Asia Pacific

Taiwan president vows to uncover the truth behind 1947 massacre

Kyodo

Taiwan President Tsai Ing-wen vowed Thursday that her administration will endeavor to uncover the truth of a military crackdown in 1947 that resulted in the deaths of thousands of civilians and will affix the responsibility for the atrocity.

“The government will take the lead in uncovering the truth of the 228 Incident and change the status quo that there are only victims and no perpetrators,” Tsai said, referring to the crackdown on civilian protests against Kuomintang (KMT) rule that began on Feb. 28, 1947.

To that end, Tsai said, she will ask agencies to continue searching for related government records and make them accessible to the public.

The goal, she said, is to make the Taiwan society rethink profoundly about what happened in 1947, learn lessons from it and build a country that is democratic, just and unified.

Tsai, of the Democratic Progressive Party, said since Taiwan’s democratization in the 1980s, its people can finally openly discuss the 228 Incident, which remained a political taboo for nearly 40 years.

The government’s efforts to reconcile with its troubled past include offering official apologies, erecting monuments, investigating the truth, restoring the reputation of victims and compensating them and their families.

“But I understand what the government has done so far clearly is not enough for victim families,” she told a delegation of victim families living overseas at the Presidential Office.

Meanwhile, to commemorate the 70th anniversary of the 228 Incident, Academia Historica published eight more books about it on Thursday.
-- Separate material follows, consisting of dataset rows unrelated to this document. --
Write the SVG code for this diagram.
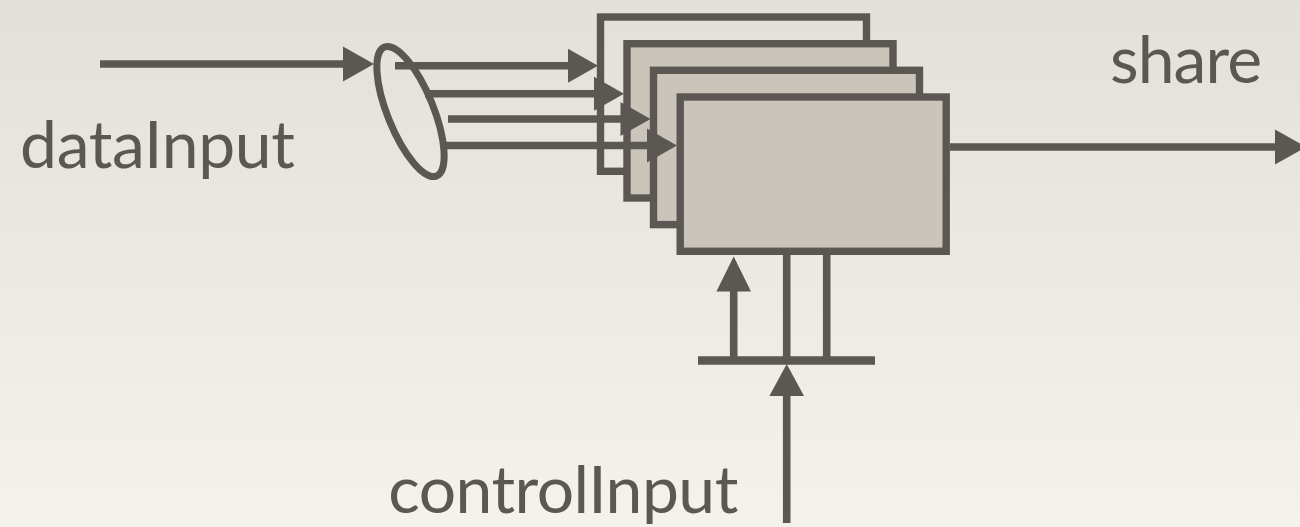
<svg xmlns="http://www.w3.org/2000/svg" width="1300" height="527" viewBox="0 0 1300 527">
  <defs>
    <linearGradient id="bg" x1="0" y1="0" x2="0" y2="1">
      <stop offset="0" stop-color="#e3e0db"/>
      <stop offset="1" stop-color="#f4f2ed"/>
    </linearGradient>
  </defs>
  <style>
    .box { stroke: #5b5752; stroke-width: 7.4; }
    .blank { fill: none; }
    .filled { fill: #cbc4bb; }
    .wire { stroke: #5b5752; stroke-width: 7.6; fill: none; }
    .head { fill: #5b5752; }
    .label { font-family: Lato, "Open Sans", sans-serif; font-size: 66px; fill: #5b5752; }
  </style>

  <rect width="1300" height="527" fill="url(#bg)"/>

  <!-- stacked processing units, back to front -->
  <g id="unit-1"><rect class="box blank" x="600.5" y="17" width="266" height="154.3"/></g>
  <g id="unit-2"><rect class="box filled" x="627" y="43.7" width="266" height="154.3"/></g>
  <g id="unit-3"><rect class="box filled" x="653.5" y="70.3" width="266" height="154.3"/></g>
  <g id="unit-4"><rect class="box filled" x="680.2" y="97" width="266" height="154.3"/></g>

  <!-- splitter on the data input -->
  <g id="splitter">
    <ellipse cx="410.5" cy="111.5" rx="23" ry="69.5" transform="rotate(-22 410.5 111.5)" fill="none" stroke="#5b5752" stroke-width="7"/>
  </g>

  <!-- control distribution bar -->
  <g id="control-bar">
    <line x1="698" y1="360.5" x2="875" y2="360.5" stroke="#5b5752" stroke-width="8.5"/>
  </g>

  <!-- labels -->
  <g id="label-data"><text class="label" x="20" y="168.3" textLength="275" lengthAdjust="spacing">dataInput</text></g>
  <g id="label-share"><text class="label" x="1110" y="82.7" textLength="152" lengthAdjust="spacing">share</text></g>
  <g id="label-control"><text class="label" x="388.3" y="513.3" textLength="350" lengthAdjust="spacing">controlInput</text></g>

  <g id="connectors">
    <!-- data input into splitter -->
    <line class="wire" x1="100" y1="64" x2="346" y2="64"/>
    <polygon class="head" points="374,64 343,46.5 343,81.5"/>

    <!-- fan-out to each unit -->
    <line class="wire" x1="395" y1="65.8" x2="570" y2="65.8"/>
    <polygon class="head" points="598,65.8 568,48.8 568,82.8"/>

    <line class="wire" x1="425" y1="93.7" x2="596" y2="93.7"/>
    <polygon class="head" points="624,93.7 594,76.7 594,110.7"/>

    <line class="wire" x1="448" y1="119" x2="622" y2="119"/>
    <polygon class="head" points="650.5,119 620.5,102 620.5,136"/>

    <line class="wire" x1="443" y1="145.5" x2="649" y2="145.5"/>
    <polygon class="head" points="677,145.5 647,128.5 647,162.5"/>

    <!-- output -->
    <line class="wire" x1="950" y1="147" x2="1278" y2="147"/>
    <polygon class="head" points="1306,147 1275,129.5 1275,164.5"/>

    <!-- control lines up into the front unit -->
    <line class="wire" x1="733.7" y1="357" x2="733.7" y2="288"/>
    <polygon class="head" points="733.7,256.5 716.4,291.5 751,291.5"/>
    <line class="wire" x1="786.7" y1="255" x2="786.7" y2="357"/>
    <line class="wire" x1="826.7" y1="255" x2="826.7" y2="357"/>

    <!-- control input into the bar -->
    <line class="wire" x1="786.7" y1="523" x2="786.7" y2="392"/>
    <polygon class="head" points="786.7,364 769.4,396 804,396"/>
  </g>
</svg>
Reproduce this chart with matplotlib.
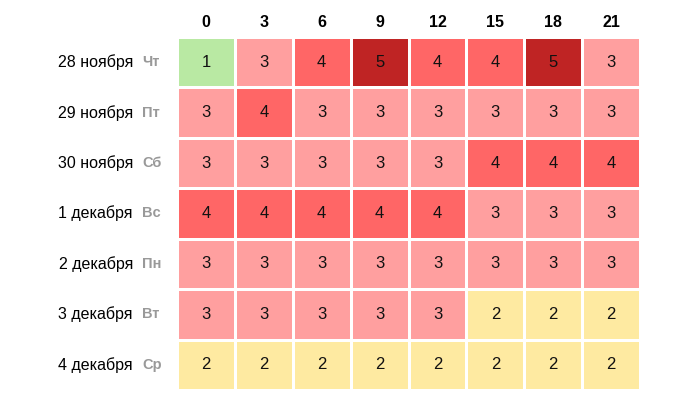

The historical society, which is under the jurisdiction of the Presidential Office, has been publishing books of declassified documents related to it since 2002.

Among the new evidence is a letter dated March 2, 1947, sent by Taiwan Gov. Chen Yi to KMT leader Chiang Kai-shek informing him that he had requested Chief of the General Staff Chen Cheng to send more troops to crack down on civilian protests.

While Chiang publicly said he did not agree to send the troops until March 7, the March 2 letter is the newest proof that Chiang, who died in 1975, should shoulder most responsibility for the massacre, said Chen Yi-shen, an associate research fellow at Academia Sinica’s Institute of Modern History.

Published even earlier is a March 4 telegram that Chen Yi sent to Chiang requesting more troops from the mainland.

“Anyone with basic common sense can determine that Chiang is the one who should be held responsible,” Chen said.

The KMT ruled China for four decades until 1949, when Chiang’s forces were defeated by the Communists and fled to Taiwan, where the party monopolized power until 2000, when the DPP took over the reins of government for the first time.

It returned to power in 2008 but lost to the DPP in last year’s elections.